Angry passengers blast changes to bus service


ENRAGED passengers have fired a broadside at a bus company for slashing a Hucknall route in a bid to save money.

Trent Barton has reviewed its Connect service, which links outlying parts of the town with High Street and the main tram and train station.

Major changes to Connect have included one bus-route being completely axed.

The move has caused fury among those who use the service to get to work and the elderly who rely on the bus to get into Hucknall town centre.

More than 30 residents turned out for a meeting of the Reach Out residents group to air their protests and sent an unequivocal appeal to the company — please change your mind.

Now a petition has been launched across Hucknall in a bid to force a re-think on the changes.

Sally Wyatt, chairman of Reach Out, said at the meeting: “There has been no consultation with people who use the service.

“It’s OK someone sat behind a desk making a decision.
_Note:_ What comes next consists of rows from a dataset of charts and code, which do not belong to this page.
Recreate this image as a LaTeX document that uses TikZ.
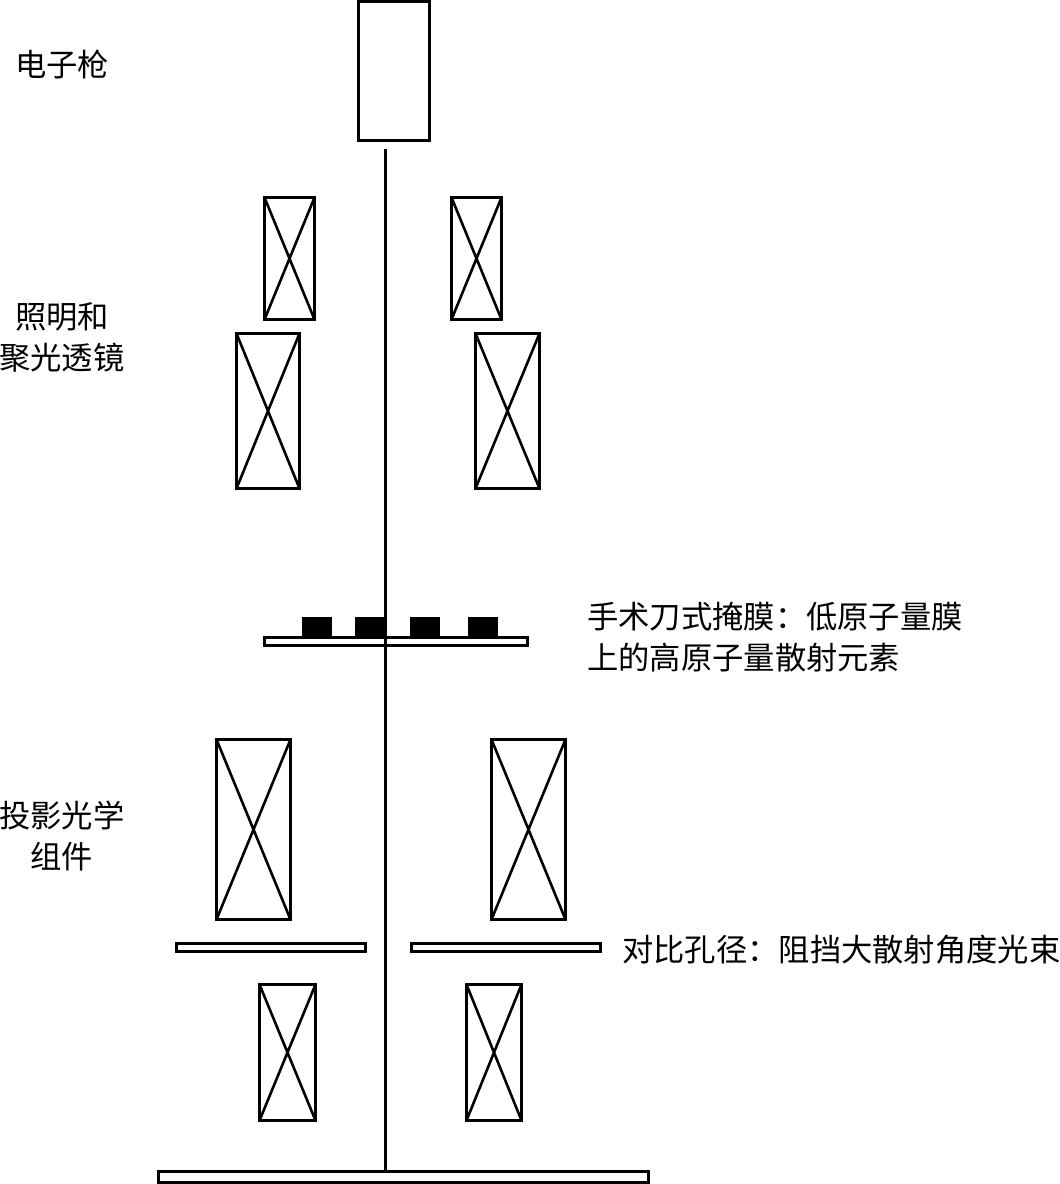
\documentclass[tikz,border=0pt]{standalone}
\usepackage{fontspec}
\setmainfont{Noto Sans CJK SC}
\tikzset{
  box/.style={draw=black,line width=3pt,fill=white,inner sep=0pt},
  lens/.style={box,path picture={\draw[line width=2.6pt] (path picture bounding box.north west) -- (path picture bounding box.south east) (path picture bounding box.north east) -- (path picture bounding box.south west);}},
  block/.style={draw=black,fill=black,inner sep=0pt,minimum width=29pt,minimum height=19pt},
  lbl/.style={inner sep=0pt,font=\fontsize{31.3}{41}\selectfont}
}
\begin{document}
\begin{tikzpicture}[x=1pt,y=-1pt]
	\useasboundingbox (0,0) rectangle (1060,1184);

	\node (gun)	at	(394,70.5) [box,minimum width=71pt,minimum height=139pt] {};
	\node (lensa)	at	(289.5,258.5) [lens,minimum width=50pt,minimum height=122pt] {};
	\node (lensb)	at	(476.5,258.5) [lens,minimum width=50pt,minimum height=122pt] {};
	\node (lensc)	at	(268,411) [lens,minimum width=63pt,minimum height=155pt] {};
	\node (lensd)	at	(507.5,411) [lens,minimum width=64pt,minimum height=155pt] {};

	\node (mask)	at	(396,641) [box,minimum width=263pt,minimum height=8pt] {};
	\node (blocka)	at	(316.5,626.5) [block] {};
	\node (blockb)	at	(369.5,626.5) [block] {};
	\node (blockc)	at	(424.5,626.5) [block] {};
	\node (blockd)	at	(482.5,626.5) [block] {};

	\node (lense)	at	(253.5,829.5) [lens,minimum width=74pt,minimum height=180pt] {};
	\node (lensf)	at	(528.5,829.5) [lens,minimum width=74pt,minimum height=180pt] {};
	\node (apa)	at	(271,947) [box,minimum width=189pt,minimum height=8pt] {};
	\node (apb)	at	(506,947) [box,minimum width=189pt,minimum height=8pt] {};
	\node (lensg)	at	(287.5,1052.5) [lens,minimum width=56pt,minimum height=136pt] {};
	\node (lensh)	at	(494,1052.5) [lens,minimum width=55pt,minimum height=136pt] {};
	\node (wafer)	at	(403.5,1176.5) [box,minimum width=490pt,minimum height=11pt] {};

	\coordinate (beam) at (385.6,149);
	\draw[line width=3.2pt] (beam) -- (beam |- wafer.north);

	\node (gunlabel)	at	(62,64) [lbl] {电子枪};
	\node (illumlabel)	at	(62,337) [lbl,align=center] {照明和\\聚光透镜};
	\node (masklabel)	at	(587,637) [lbl,anchor=west,align=left] {手术刀式掩膜：低原子量膜\\上的高原子量散射元素};
	\node (projlabel)	at	(62,836) [lbl,align=center] {投影光学\\组件};
	\node (aplabel)	at	(622,950) [lbl,anchor=west] {对比孔径：阻挡大散射角度光束};
\end{tikzpicture}
\end{document}
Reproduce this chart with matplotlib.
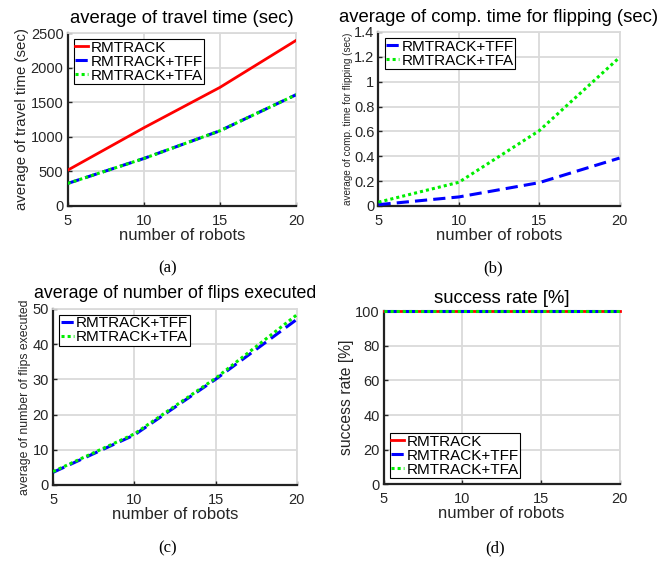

But we know that the changes won’t work.”

When it was launched, the Connect was the first commercial bus-link in the UK to feed into a tram service.

It offered two services — Connect Red and Connect Blue — with two buses operating on each.

Now the Blue route, which served Ruffs Estate, Beauvale, Common Lane, Wood Lane and then High Street in the direction of Bulwell, will no longer run.

Instead, just three buses will run on the Red route. This operates a loop in the opposite direction along West Street, Wood Lane, Common Lane and then through Beauvale and Ruffs Estate, on to the Welbeck Estate and back to the main tram station along Portland Road.

It features only one stop on High Street, outside the Salvation Army near the Byron Cinema building.

Trent says the route covers the same areas as before. But objectors say the changes mean fewer buses and longer journey-times.

Darren Gough, brand manager of the Connect service for Trent Barton, revealed at the Reach Out meeting that his bosses originally wanted to reduce the service to only two buses on the Red route. But he fought to get a third bus.

He told the meeting the changes were necessary because the Connect service was losing money and it cost the company £500 a day to run a single bus on the route, which was not subsidised.

“A lot of people are going to be upset by the changes,” Mr Gough admitted. “I for one don’t like change. But when we get into the new timetable more, it can be tweaked.”

Protesters complained that the service would no longer be viable for them and it would be quicker, in some cases, to walk into Hucknall.

Towards the end of the meeting, one man quipped: “The service would be better named Dis-connect, rather than Connect.”